- _Instruction_
Copy out every line exactly, passing over the pictures.

- _Data extract_
===============

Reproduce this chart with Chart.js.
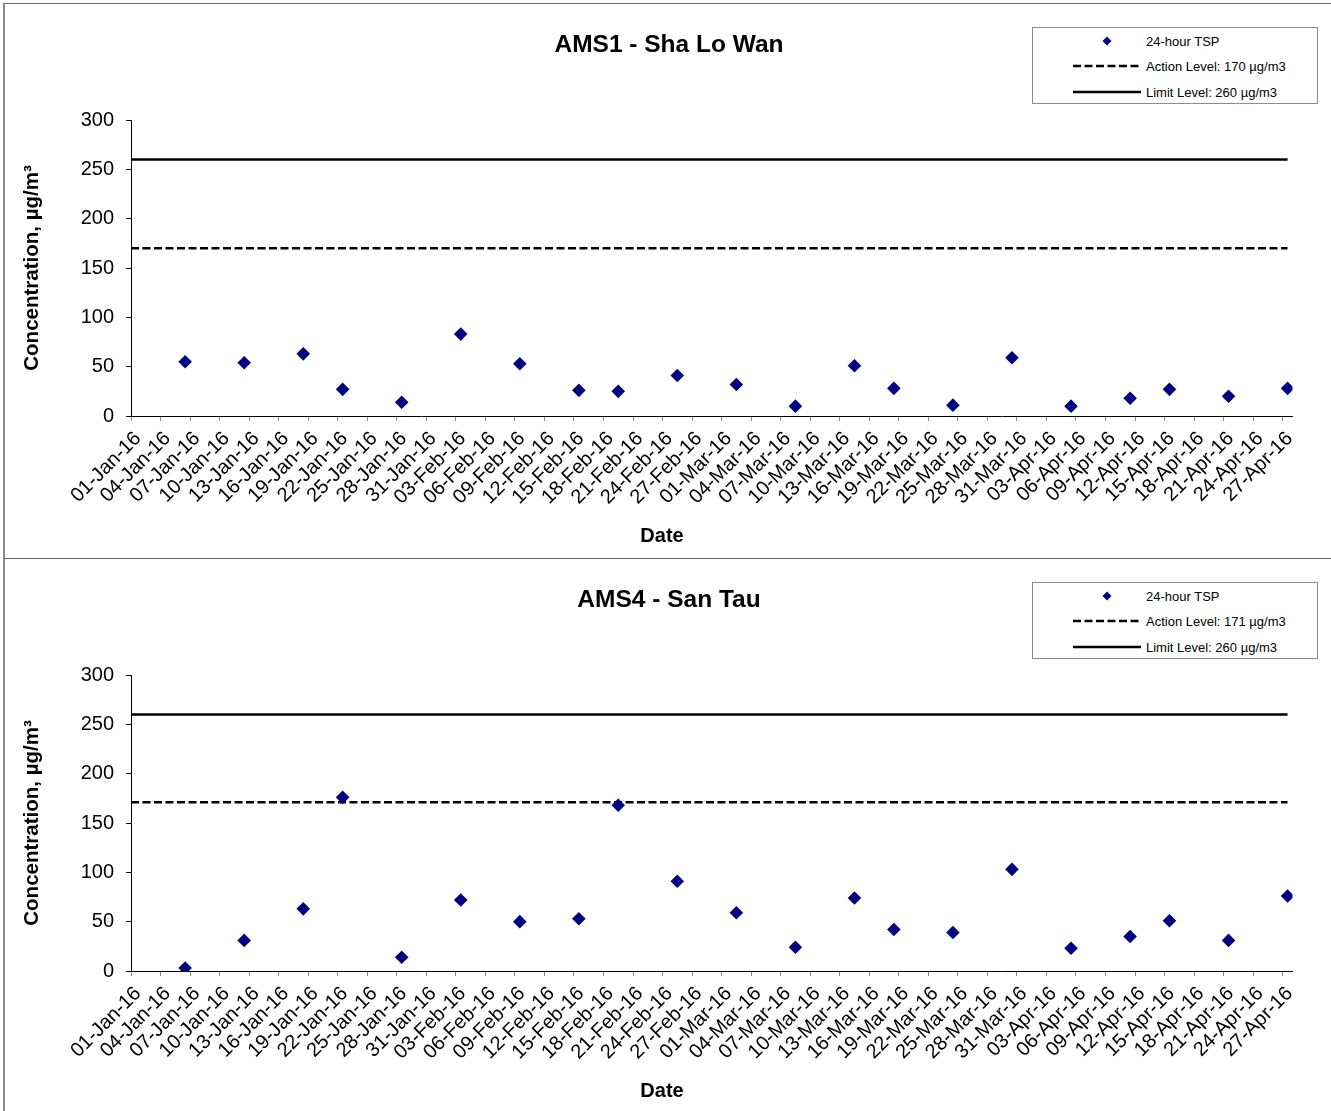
<!DOCTYPE html>
<html><head><meta charset="utf-8">
<script src="https://cdn.jsdelivr.net/npm/chart.js@4/dist/chart.umd.min.js"></script>
<style>
html,body{margin:0;padding:0;background:#fff;width:1331px;height:1111px;overflow:hidden;font-family:'Liberation Sans',Arial,sans-serif;}
.frame{position:absolute;left:3px;width:1400px;height:600px;border-left:2px solid #8a8a8a;border-top:1px solid #666;}
.cw{position:absolute;left:0;width:1331px;height:555px;}
.legend{position:absolute;left:1032px;width:284px;height:75px;border:1px solid #8c8c8c;background:#fff;}
.row{position:absolute;left:0;width:100%;height:20px;}
.row span{position:absolute;left:113px;top:50%;transform:translateY(-50%);font-size:13px;color:#000;white-space:nowrap;}
.row svg{position:absolute;left:0;top:0;}
</style></head><body>
<div class="frame" style="top:3px"></div>
<div class="frame" style="top:558px"></div>
<div class="cw" style="top:0px"><canvas id="c1" width="1331" height="555"></canvas></div>
<div class="cw" style="top:555px"><canvas id="c2" width="1331" height="555"></canvas></div>
<div class="legend" id="lg1" style="top:27px"></div>
<div class="legend" id="lg2" style="top:582px"></div>
<script>
// ---- data ----
const sampleDates = ['2016-01-06','2016-01-12','2016-01-18','2016-01-22','2016-01-28','2016-02-03','2016-02-09','2016-02-15','2016-02-19','2016-02-25','2016-03-02','2016-03-08','2016-03-14','2016-03-18','2016-03-24','2016-03-30','2016-04-05','2016-04-11','2016-04-15','2016-04-21','2016-04-27'];
const ams1Tsp = [55,54,63,27,14,83,53,26,25,41,32,10,51,28,11,59,10,18,27,20,28];
const ams4Tsp = [3,31,63,176,14,72,50,53,168,91,59,24,74,42,39,103,23,35,51,31,76];
const ams1Action = 170;
const ams4Action = 171;
const limitLevel = 260;
const axisStart = '2016-01-01';
const axisEnd = '2016-04-28';
const tickStepDays = 3;
const yTicks = [0,50,100,150,200,250,300];
const titles = ['AMS1 - Sha Lo Wan','AMS4 - San Tau'];
const seriesName = '24-hour TSP';
const xTitle = 'Date';
const yTitle = 'Concentration, \u00B5g/m\u00B3';

// ---- helpers ----
const DAY = 86400000;
const t0 = Date.UTC(2016,0,1);
function dayIndex(iso){const [y,m,d]=iso.split('-').map(Number);return (Date.UTC(y,m-1,d)-t0)/DAY;}
const MON=['Jan','Feb','Mar','Apr','May','Jun','Jul','Aug','Sep','Oct','Nov','Dec'];
function fmt(idx){const d=new Date(t0+Math.round(idx)*DAY);return String(d.getUTCDate()).padStart(2,'0')+'-'+MON[d.getUTCMonth()]+'-'+String(d.getUTCFullYear()).slice(2);}
const FONT = "'Liberation Sans', Arial, sans-serif";
const NAVY = '#000080';

// draws the x-axis title centred on the panel (as in the original)
const xTitlePlugin = {
  id:'xTitlePlugin',
  afterDraw(chart){
    const ctx = chart.ctx;
    ctx.save();
    ctx.font = 'bold 20px ' + FONT;
    ctx.fillStyle = '#000';
    ctx.textAlign = 'center';
    ctx.textBaseline = 'middle';
    ctx.fillText(xTitle, 662, chart.height - 19);
    ctx.restore();
  }
};

function build(id, title, values, action) {
  const pts = sampleDates.map((d,i)=>({x: dayIndex(d)+0.5, y: values[i]}));
  const xStart = dayIndex(axisStart), xEnd = dayIndex(axisEnd);
  const lastX = pts[pts.length-1].x;
  const lvl = v => [{x:xStart,y:v},{x:lastX,y:v}];
  new Chart(document.getElementById(id), {
    type:'scatter',
    plugins:[xTitlePlugin],
    data:{datasets:[
      {label:seriesName, data:pts, pointStyle:'rectRot', pointRadius:6.8, pointHoverRadius:6.8, backgroundColor:NAVY, borderColor:NAVY, borderWidth:0, order:0},
      {label:'Action Level', data:lvl(action), showLine:true, borderColor:'#000', borderWidth:2.5, borderDash:[8,3.5], pointRadius:0, order:1},
      {label:'Limit Level', data:lvl(limitLevel), showLine:true, borderColor:'#000', borderWidth:2.5, pointRadius:0, order:2}
    ]},
    options:{
      responsive:false, animation:false, devicePixelRatio:1,
      layout:{padding:{left:45.5,right:38.5,top:0,bottom:0}},
      plugins:{legend:{display:false}, tooltip:{enabled:false},
        title:{display:true,text:title,color:'#000',font:{family:FONT,size:24.5,weight:'bold',lineHeight:1.2},padding:{top:30.3,bottom:60.3}}},
      scales:{
        x:{type:'linear',min:xStart,max:xEnd,
          afterBuildTicks:s=>{const t=[];for(let v=xStart;v<=xEnd-1;v+=tickStepDays)t.push({value:v});s.ticks=t;},
          afterFit:s=>{s.height=139;},
          ticks:{autoSkip:false,maxRotation:45,minRotation:45,font:{family:FONT,size:20},color:'#000',padding:6,labelOffset:7,callback:v=>fmt(v)},
          grid:{display:true,drawOnChartArea:false,drawTicks:true,tickLength:5,color:'#888'},
          border:{display:true,color:'#000',width:1},
          title:{display:false}},
        y:{min:0,max:300,
          afterBuildTicks:s=>{s.ticks=yTicks.map(v=>({value:v}));},
          afterFit:s=>{s.width=85.5;},
          ticks:{font:{family:FONT,size:20},color:'#000',padding:12},
          grid:{display:true,drawOnChartArea:false,drawTicks:true,tickLength:5,color:'#000'},
          border:{display:true,color:'#000',width:1},
          title:{display:true,text:yTitle,color:'#000',font:{family:FONT,size:20.5,weight:'bold',lineHeight:1.2},padding:{top:-25.8,bottom:0}}}
      }
    }
  });
}

function legend(id, action){
  const el = document.getElementById(id);
  const rows = [
    {label:seriesName, kind:'marker', cy:13},
    {label:'Action Level: '+action+' \u00B5g/m3', kind:'dash', cy:38},
    {label:'Limit Level: '+limitLevel+' \u00B5g/m3', kind:'solid', cy:64}
  ];
  rows.forEach(r=>{
    const d=document.createElement('div'); d.className='row'; d.style.top=(r.cy-10)+'px';
    let svg='<svg width="112" height="20">';
    if(r.kind==='marker') svg+='<polygon points="74,5.5 78.5,10 74,14.5 69.5,10" fill="'+NAVY+'"/>';
    else if(r.kind==='dash') svg+='<line x1="40" y1="10" x2="108" y2="10" stroke="#000" stroke-width="2.5" stroke-dasharray="8,3.5"/>';
    else svg+='<line x1="40" y1="10" x2="108" y2="10" stroke="#000" stroke-width="2.5"/>';
    svg+='</svg>';
    d.innerHTML=svg+'<span>'+r.label+'</span>';
    el.appendChild(d);
  });
}

build('c1', titles[0], ams1Tsp, ams1Action);
build('c2', titles[1], ams4Tsp, ams4Action);
legend('lg1', ams1Action);
legend('lg2', ams4Action);
</script>
</body></html>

===============

- _Problem solution_
Reproduce this chart with Chart.js.
<!DOCTYPE html>
<html><head><meta charset="utf-8">
<script src="https://cdn.jsdelivr.net/npm/chart.js@4/dist/chart.umd.min.js"></script>
<style>
html,body{margin:0;padding:0;background:#fff;width:1331px;height:1111px;overflow:hidden;font-family:'Liberation Sans',Arial,sans-serif;}
.frame{position:absolute;left:3px;width:1400px;height:600px;border-left:2px solid #8a8a8a;border-top:1px solid #666;}
.cw{position:absolute;left:0;width:1331px;height:555px;}
.legend{position:absolute;left:1032px;width:284px;height:75px;border:1px solid #8c8c8c;background:#fff;}
.row{position:absolute;left:0;width:100%;height:20px;}
.row span{position:absolute;left:113px;top:50%;transform:translateY(-50%);font-size:13px;color:#000;white-space:nowrap;}
.row svg{position:absolute;left:0;top:0;}
</style></head><body>
<div class="frame" style="top:3px"></div>
<div class="frame" style="top:558px"></div>
<div class="cw" style="top:0px"><canvas id="c1" width="1331" height="555"></canvas></div>
<div class="cw" style="top:555px"><canvas id="c2" width="1331" height="555"></canvas></div>
<div class="legend" id="lg1" style="top:27px"></div>
<div class="legend" id="lg2" style="top:582px"></div>
<script>
// ---- data ----
const sampleDates = ['2016-01-06','2016-01-12','2016-01-18','2016-01-22','2016-01-28','2016-02-03','2016-02-09','2016-02-15','2016-02-19','2016-02-25','2016-03-02','2016-03-08','2016-03-14','2016-03-18','2016-03-24','2016-03-30','2016-04-05','2016-04-11','2016-04-15','2016-04-21','2016-04-27'];
const ams1Tsp = [55,54,63,27,14,83,53,26,25,41,32,10,51,28,11,59,10,18,27,20,28];
const ams4Tsp = [3,31,63,176,14,72,50,53,168,91,59,24,74,42,39,103,23,35,51,31,76];
const ams1Action = 170;
const ams4Action = 171;
const limitLevel = 260;
const axisStart = '2016-01-01';
const axisEnd = '2016-04-28';
const tickStepDays = 3;
const yTicks = [0,50,100,150,200,250,300];
const titles = ['AMS1 - Sha Lo Wan','AMS4 - San Tau'];
const seriesName = '24-hour TSP';
const xTitle = 'Date';
const yTitle = 'Concentration, \u00B5g/m\u00B3';

// ---- helpers ----
const DAY = 86400000;
const t0 = Date.UTC(2016,0,1);
function dayIndex(iso){const [y,m,d]=iso.split('-').map(Number);return (Date.UTC(y,m-1,d)-t0)/DAY;}
const MON=['Jan','Feb','Mar','Apr','May','Jun','Jul','Aug','Sep','Oct','Nov','Dec'];
function fmt(idx){const d=new Date(t0+Math.round(idx)*DAY);return String(d.getUTCDate()).padStart(2,'0')+'-'+MON[d.getUTCMonth()]+'-'+String(d.getUTCFullYear()).slice(2);}
const FONT = "'Liberation Sans', Arial, sans-serif";
const NAVY = '#000080';

// draws the x-axis title centred on the panel (as in the original)
const xTitlePlugin = {
  id:'xTitlePlugin',
  afterDraw(chart){
    const ctx = chart.ctx;
    ctx.save();
    ctx.font = 'bold 20px ' + FONT;
    ctx.fillStyle = '#000';
    ctx.textAlign = 'center';
    ctx.textBaseline = 'middle';
    ctx.fillText(xTitle, 662, chart.height - 19);
    ctx.restore();
  }
};

function build(id, title, values, action) {
  const pts = sampleDates.map((d,i)=>({x: dayIndex(d)+0.5, y: values[i]}));
  const xStart = dayIndex(axisStart), xEnd = dayIndex(axisEnd);
  const lastX = pts[pts.length-1].x;
  const lvl = v => [{x:xStart,y:v},{x:lastX,y:v}];
  new Chart(document.getElementById(id), {
    type:'scatter',
    plugins:[xTitlePlugin],
    data:{datasets:[
      {label:seriesName, data:pts, pointStyle:'rectRot', pointRadius:6.8, pointHoverRadius:6.8, backgroundColor:NAVY, borderColor:NAVY, borderWidth:0, order:0},
      {label:'Action Level', data:lvl(action), showLine:true, borderColor:'#000', borderWidth:2.5, borderDash:[8,3.5], pointRadius:0, order:1},
      {label:'Limit Level', data:lvl(limitLevel), showLine:true, borderColor:'#000', borderWidth:2.5, pointRadius:0, order:2}
    ]},
    options:{
      responsive:false, animation:false, devicePixelRatio:1,
      layout:{padding:{left:45.5,right:38.5,top:0,bottom:0}},
      plugins:{legend:{display:false}, tooltip:{enabled:false},
        title:{display:true,text:title,color:'#000',font:{family:FONT,size:24.5,weight:'bold',lineHeight:1.2},padding:{top:30.3,bottom:60.3}}},
      scales:{
        x:{type:'linear',min:xStart,max:xEnd,
          afterBuildTicks:s=>{const t=[];for(let v=xStart;v<=xEnd-1;v+=tickStepDays)t.push({value:v});s.ticks=t;},
          afterFit:s=>{s.height=139;},
          ticks:{autoSkip:false,maxRotation:45,minRotation:45,font:{family:FONT,size:20},color:'#000',padding:6,labelOffset:7,callback:v=>fmt(v)},
          grid:{display:true,drawOnChartArea:false,drawTicks:true,tickLength:5,color:'#888'},
          border:{display:true,color:'#000',width:1},
          title:{display:false}},
        y:{min:0,max:300,
          afterBuildTicks:s=>{s.ticks=yTicks.map(v=>({value:v}));},
          afterFit:s=>{s.width=85.5;},
          ticks:{font:{family:FONT,size:20},color:'#000',padding:12},
          grid:{display:true,drawOnChartArea:false,drawTicks:true,tickLength:5,color:'#000'},
          border:{display:true,color:'#000',width:1},
          title:{display:true,text:yTitle,color:'#000',font:{family:FONT,size:20.5,weight:'bold',lineHeight:1.2},padding:{top:-25.8,bottom:0}}}
      }
    }
  });
}

function legend(id, action){
  const el = document.getElementById(id);
  const rows = [
    {label:seriesName, kind:'marker', cy:13},
    {label:'Action Level: '+action+' \u00B5g/m3', kind:'dash', cy:38},
    {label:'Limit Level: '+limitLevel+' \u00B5g/m3', kind:'solid', cy:64}
  ];
  rows.forEach(r=>{
    const d=document.createElement('div'); d.className='row'; d.style.top=(r.cy-10)+'px';
    let svg='<svg width="112" height="20">';
    if(r.kind==='marker') svg+='<polygon points="74,5.5 78.5,10 74,14.5 69.5,10" fill="'+NAVY+'"/>';
    else if(r.kind==='dash') svg+='<line x1="40" y1="10" x2="108" y2="10" stroke="#000" stroke-width="2.5" stroke-dasharray="8,3.5"/>';
    else svg+='<line x1="40" y1="10" x2="108" y2="10" stroke="#000" stroke-width="2.5"/>';
    svg+='</svg>';
    d.innerHTML=svg+'<span>'+r.label+'</span>';
    el.appendChild(d);
  });
}

build('c1', titles[0], ams1Tsp, ams1Action);
build('c2', titles[1], ams4Tsp, ams4Action);
legend('lg1', ams1Action);
legend('lg2', ams4Action);
</script>
</body></html>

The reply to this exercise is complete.